Exercise description
Repeat the lines below exactly as they appear, but leave out the images.

Material provided
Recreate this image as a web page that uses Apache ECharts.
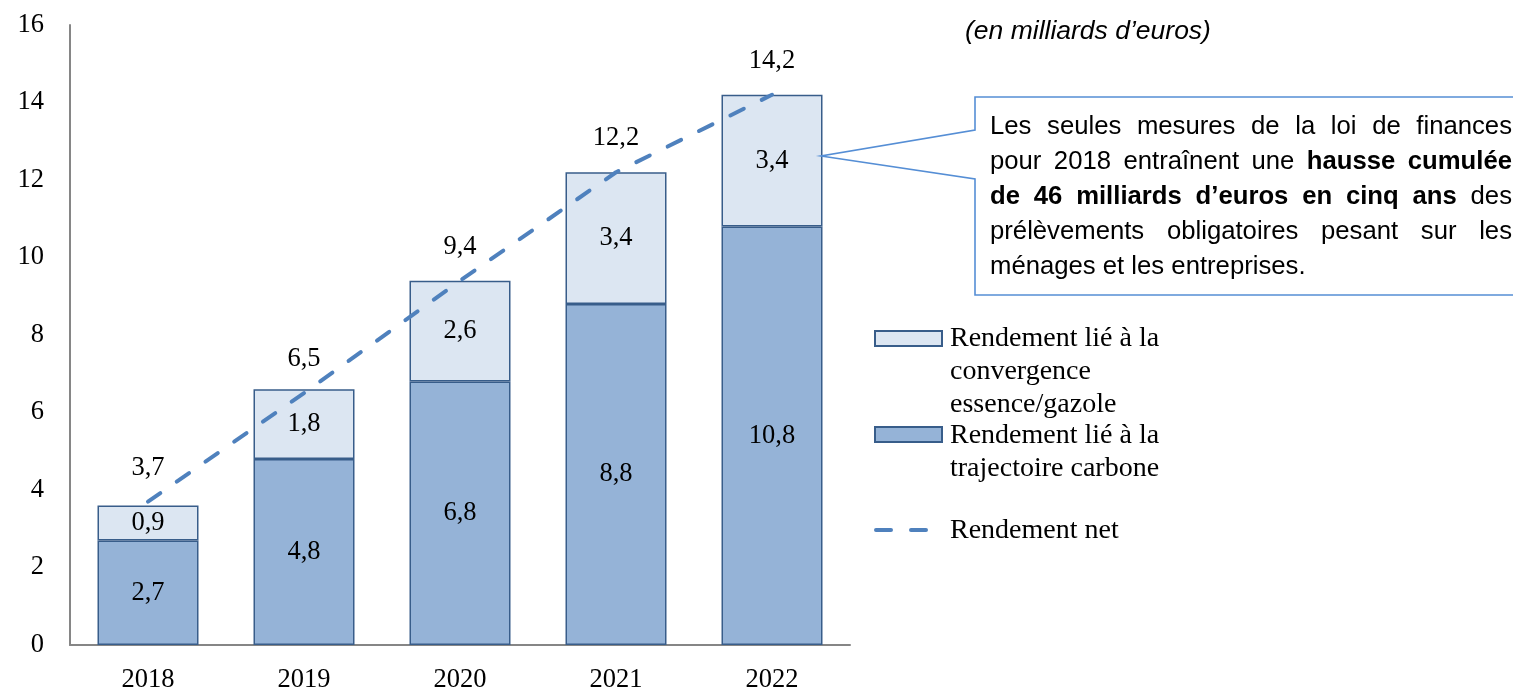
<!DOCTYPE html>
<html>
<head>
<meta charset="utf-8">
<style>
  html, body { margin: 0; padding: 0; background: #fff; }
  #chart { width: 1513px; height: 694px; }
</style>
<script src="https://cdn.jsdelivr.net/npm/echarts@6/dist/echarts.min.js"></script>
</head>
<body>
<div id="chart"></div>
<script>
// Rendement des mesures de fiscalité énergétique (en milliards d'euros)
const years = ['2018', '2019', '2020', '2021', '2022'];
const trajectoireCarbone = [2.7, 4.8, 6.8, 8.8, 10.8];
const convergenceEssenceGazole = [0.9, 1.8, 2.6, 3.4, 3.4];
const rendementNet = [3.7, 6.5, 9.4, 12.2, 14.2];

const legendLabels = {
  convergence: ['Rendement lié à la', 'convergence', 'essence/gazole'],
  carbone: ['Rendement lié à la', 'trajectoire carbone'],
  net: ['Rendement net']
};
const unitLabel = '(en milliards d\u2019euros)';
// Callout lines: each line is a list of [word, bold]
const calloutLines = [
  [['Les', 0], ['seules', 0], ['mesures', 0], ['de', 0], ['la', 0], ['loi', 0], ['de', 0], ['finances', 0]],
  [['pour', 0], ['2018', 0], ['entraînent', 0], ['une', 0], ['hausse', 1], ['cumulée', 1]],
  [['de', 1], ['46', 1], ['milliards', 1], ['d\u2019euros', 1], ['en', 1], ['cinq', 1], ['ans', 1], ['des', 0]],
  [['prélèvements', 0], ['obligatoires', 0], ['pesant', 0], ['sur', 0], ['les', 0]],
  [['ménages', 0], ['et', 0], ['les', 0], ['entreprises.', 0]]
];

const SERIF = "'Liberation Serif', 'Times New Roman', serif";
const SANS = "'Liberation Sans', Arial, sans-serif";
const DARK = '#95B3D7';
const LIGHT = '#DCE6F2';
const EDGE = '#385D8A';
const NETBLUE = '#4F81BD';
const CALLOUT = '#558ED5';

const fmt = v => String(v).replace('.', ',');

// Justified paragraph built word by word
function justifiedText(lines, left, top, width, lineHeight, size) {
  const ctx = document.createElement('canvas').getContext('2d');
  const out = [];
  lines.forEach((words, li) => {
    const fonts = words.map(w => (w[1] ? 'bold ' : '') + size + 'px ' + SANS);
    const widths = words.map((w, i) => { ctx.font = fonts[i]; return ctx.measureText(w[0]).width; });
    const total = widths.reduce((a, b) => a + b, 0);
    ctx.font = size + 'px ' + SANS;
    const normalGap = ctx.measureText(' ').width;
    const last = li === lines.length - 1;
    const gap = last ? normalGap : (width - total) / (words.length - 1);
    let x = left;
    words.forEach((w, i) => {
      out.push({
        type: 'text', left: x, top: top + li * lineHeight, z: 20,
        style: { text: w[0], font: fonts[i], fill: '#000' }
      });
      x += widths[i] + gap;
    });
  });
  return out;
}

function legendBlock(lines, x, y, step, size) {
  return lines.map((t, i) => ({
    type: 'text', left: x, top: y + i * step, z: 20,
    style: { text: t, font: size + 'px ' + SERIF, fill: '#000' }
  }));
}

const graphics = [
  { type: 'text', left: 965, top: 18, z: 20,
    style: { text: unitLabel, font: 'italic 26.5px ' + SANS, fill: '#000' } },
  { type: 'polygon', z: 15,
    shape: { points: [[1530, 97], [975, 97], [975, 130], [821, 156], [975, 179], [975, 295], [1530, 295]] },
    style: { fill: '#fff', stroke: CALLOUT, lineWidth: 1.6 } },
  ...justifiedText(calloutLines, 990, 114, 522, 35, 25.7),
  { type: 'rect', z: 20, shape: { x: 875, y: 331, width: 67, height: 15 },
    style: { fill: LIGHT, stroke: EDGE, lineWidth: 2 } },
  ...legendBlock(legendLabels.convergence, 950, 325, 33, 28),
  { type: 'rect', z: 20, shape: { x: 875, y: 427, width: 67, height: 15 },
    style: { fill: DARK, stroke: EDGE, lineWidth: 2 } },
  ...legendBlock(legendLabels.carbone, 950, 422, 33, 28),
  { type: 'line', z: 20, shape: { x1: 876, y1: 530, x2: 930, y2: 530 },
    style: { stroke: NETBLUE, lineWidth: 4, lineDash: [15, 20], lineCap: 'round' } },
  ...legendBlock(legendLabels.net, 950, 517, 33, 28)
];

const chart = echarts.init(document.getElementById('chart'), null, { renderer: 'canvas' });
chart.setOption({
  animation: false,
  backgroundColor: '#fff',
  grid: { left: 70, right: 663, top: 25, bottom: 45, containLabel: false },
  xAxis: {
    type: 'category',
    data: years,
    axisLine: { show: true, lineStyle: { color: '#868686', width: 2 } },
    axisTick: { show: false },
    axisLabel: { color: '#000', fontFamily: SERIF, fontSize: 26.5, margin: 22 }
  },
  yAxis: {
    type: 'value',
    min: 0, max: 16, interval: 2,
    axisLine: { show: true, lineStyle: { color: '#868686', width: 2 } },
    axisTick: { show: false },
    splitLine: { show: false },
    axisLabel: { color: '#000', fontFamily: SERIF, fontSize: 26.5, margin: 26 }
  },
  series: [
    {
      name: 'Rendement lié à la trajectoire carbone',
      type: 'bar', stack: 'total', barWidth: 101,
      data: trajectoireCarbone,
      itemStyle: { color: DARK, borderColor: EDGE, borderWidth: 1.5 },
      label: { show: true, position: 'inside', color: '#000', fontFamily: SERIF, fontSize: 26.5,
               formatter: p => fmt(p.value) }
    },
    {
      name: 'Rendement lié à la convergence essence/gazole',
      type: 'bar', stack: 'total', barWidth: 101,
      data: convergenceEssenceGazole,
      itemStyle: { color: LIGHT, borderColor: EDGE, borderWidth: 1.5 },
      label: { show: true, position: 'inside', color: '#000', fontFamily: SERIF, fontSize: 26.5,
               formatter: p => fmt(p.value) }
    },
    {
      name: 'Rendement net',
      type: 'line',
      data: rendementNet,
      z: 5,
      symbol: 'circle', symbolSize: 1,
      itemStyle: { color: 'rgba(0,0,0,0)' },
      lineStyle: { color: NETBLUE, width: 4, type: [15, 20], cap: 'round' },
      label: { show: true, position: 'top', distance: 20, color: '#000', fontFamily: SERIF, fontSize: 26.5,
               formatter: p => fmt(p.value) }
    }
  ],
  graphic: graphics
});
</script>
</body>
</html>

Solution
Recreate this image as a web page that uses Apache ECharts.
<!DOCTYPE html>
<html>
<head>
<meta charset="utf-8">
<style>
  html, body { margin: 0; padding: 0; background: #fff; }
  #chart { width: 1513px; height: 694px; }
</style>
<script src="https://cdn.jsdelivr.net/npm/echarts@6/dist/echarts.min.js"></script>
</head>
<body>
<div id="chart"></div>
<script>
// Rendement des mesures de fiscalité énergétique (en milliards d'euros)
const years = ['2018', '2019', '2020', '2021', '2022'];
const trajectoireCarbone = [2.7, 4.8, 6.8, 8.8, 10.8];
const convergenceEssenceGazole = [0.9, 1.8, 2.6, 3.4, 3.4];
const rendementNet = [3.7, 6.5, 9.4, 12.2, 14.2];

const legendLabels = {
  convergence: ['Rendement lié à la', 'convergence', 'essence/gazole'],
  carbone: ['Rendement lié à la', 'trajectoire carbone'],
  net: ['Rendement net']
};
const unitLabel = '(en milliards d\u2019euros)';
// Callout lines: each line is a list of [word, bold]
const calloutLines = [
  [['Les', 0], ['seules', 0], ['mesures', 0], ['de', 0], ['la', 0], ['loi', 0], ['de', 0], ['finances', 0]],
  [['pour', 0], ['2018', 0], ['entraînent', 0], ['une', 0], ['hausse', 1], ['cumulée', 1]],
  [['de', 1], ['46', 1], ['milliards', 1], ['d\u2019euros', 1], ['en', 1], ['cinq', 1], ['ans', 1], ['des', 0]],
  [['prélèvements', 0], ['obligatoires', 0], ['pesant', 0], ['sur', 0], ['les', 0]],
  [['ménages', 0], ['et', 0], ['les', 0], ['entreprises.', 0]]
];

const SERIF = "'Liberation Serif', 'Times New Roman', serif";
const SANS = "'Liberation Sans', Arial, sans-serif";
const DARK = '#95B3D7';
const LIGHT = '#DCE6F2';
const EDGE = '#385D8A';
const NETBLUE = '#4F81BD';
const CALLOUT = '#558ED5';

const fmt = v => String(v).replace('.', ',');

// Justified paragraph built word by word
function justifiedText(lines, left, top, width, lineHeight, size) {
  const ctx = document.createElement('canvas').getContext('2d');
  const out = [];
  lines.forEach((words, li) => {
    const fonts = words.map(w => (w[1] ? 'bold ' : '') + size + 'px ' + SANS);
    const widths = words.map((w, i) => { ctx.font = fonts[i]; return ctx.measureText(w[0]).width; });
    const total = widths.reduce((a, b) => a + b, 0);
    ctx.font = size + 'px ' + SANS;
    const normalGap = ctx.measureText(' ').width;
    const last = li === lines.length - 1;
    const gap = last ? normalGap : (width - total) / (words.length - 1);
    let x = left;
    words.forEach((w, i) => {
      out.push({
        type: 'text', left: x, top: top + li * lineHeight, z: 20,
        style: { text: w[0], font: fonts[i], fill: '#000' }
      });
      x += widths[i] + gap;
    });
  });
  return out;
}

function legendBlock(lines, x, y, step, size) {
  return lines.map((t, i) => ({
    type: 'text', left: x, top: y + i * step, z: 20,
    style: { text: t, font: size + 'px ' + SERIF, fill: '#000' }
  }));
}

const graphics = [
  { type: 'text', left: 965, top: 18, z: 20,
    style: { text: unitLabel, font: 'italic 26.5px ' + SANS, fill: '#000' } },
  { type: 'polygon', z: 15,
    shape: { points: [[1530, 97], [975, 97], [975, 130], [821, 156], [975, 179], [975, 295], [1530, 295]] },
    style: { fill: '#fff', stroke: CALLOUT, lineWidth: 1.6 } },
  ...justifiedText(calloutLines, 990, 114, 522, 35, 25.7),
  { type: 'rect', z: 20, shape: { x: 875, y: 331, width: 67, height: 15 },
    style: { fill: LIGHT, stroke: EDGE, lineWidth: 2 } },
  ...legendBlock(legendLabels.convergence, 950, 325, 33, 28),
  { type: 'rect', z: 20, shape: { x: 875, y: 427, width: 67, height: 15 },
    style: { fill: DARK, stroke: EDGE, lineWidth: 2 } },
  ...legendBlock(legendLabels.carbone, 950, 422, 33, 28),
  { type: 'line', z: 20, shape: { x1: 876, y1: 530, x2: 930, y2: 530 },
    style: { stroke: NETBLUE, lineWidth: 4, lineDash: [15, 20], lineCap: 'round' } },
  ...legendBlock(legendLabels.net, 950, 517, 33, 28)
];

const chart = echarts.init(document.getElementById('chart'), null, { renderer: 'canvas' });
chart.setOption({
  animation: false,
  backgroundColor: '#fff',
  grid: { left: 70, right: 663, top: 25, bottom: 45, containLabel: false },
  xAxis: {
    type: 'category',
    data: years,
    axisLine: { show: true, lineStyle: { color: '#868686', width: 2 } },
    axisTick: { show: false },
    axisLabel: { color: '#000', fontFamily: SERIF, fontSize: 26.5, margin: 22 }
  },
  yAxis: {
    type: 'value',
    min: 0, max: 16, interval: 2,
    axisLine: { show: true, lineStyle: { color: '#868686', width: 2 } },
    axisTick: { show: false },
    splitLine: { show: false },
    axisLabel: { color: '#000', fontFamily: SERIF, fontSize: 26.5, margin: 26 }
  },
  series: [
    {
      name: 'Rendement lié à la trajectoire carbone',
      type: 'bar', stack: 'total', barWidth: 101,
      data: trajectoireCarbone,
      itemStyle: { color: DARK, borderColor: EDGE, borderWidth: 1.5 },
      label: { show: true, position: 'inside', color: '#000', fontFamily: SERIF, fontSize: 26.5,
               formatter: p => fmt(p.value) }
    },
    {
      name: 'Rendement lié à la convergence essence/gazole',
      type: 'bar', stack: 'total', barWidth: 101,
      data: convergenceEssenceGazole,
      itemStyle: { color: LIGHT, borderColor: EDGE, borderWidth: 1.5 },
      label: { show: true, position: 'inside', color: '#000', fontFamily: SERIF, fontSize: 26.5,
               formatter: p => fmt(p.value) }
    },
    {
      name: 'Rendement net',
      type: 'line',
      data: rendementNet,
      z: 5,
      symbol: 'circle', symbolSize: 1,
      itemStyle: { color: 'rgba(0,0,0,0)' },
      lineStyle: { color: NETBLUE, width: 4, type: [15, 20], cap: 'round' },
      label: { show: true, position: 'top', distance: 20, color: '#000', fontFamily: SERIF, fontSize: 26.5,
               formatter: p => fmt(p.value) }
    }
  ],
  graphic: graphics
});
</script>
</body>
</html>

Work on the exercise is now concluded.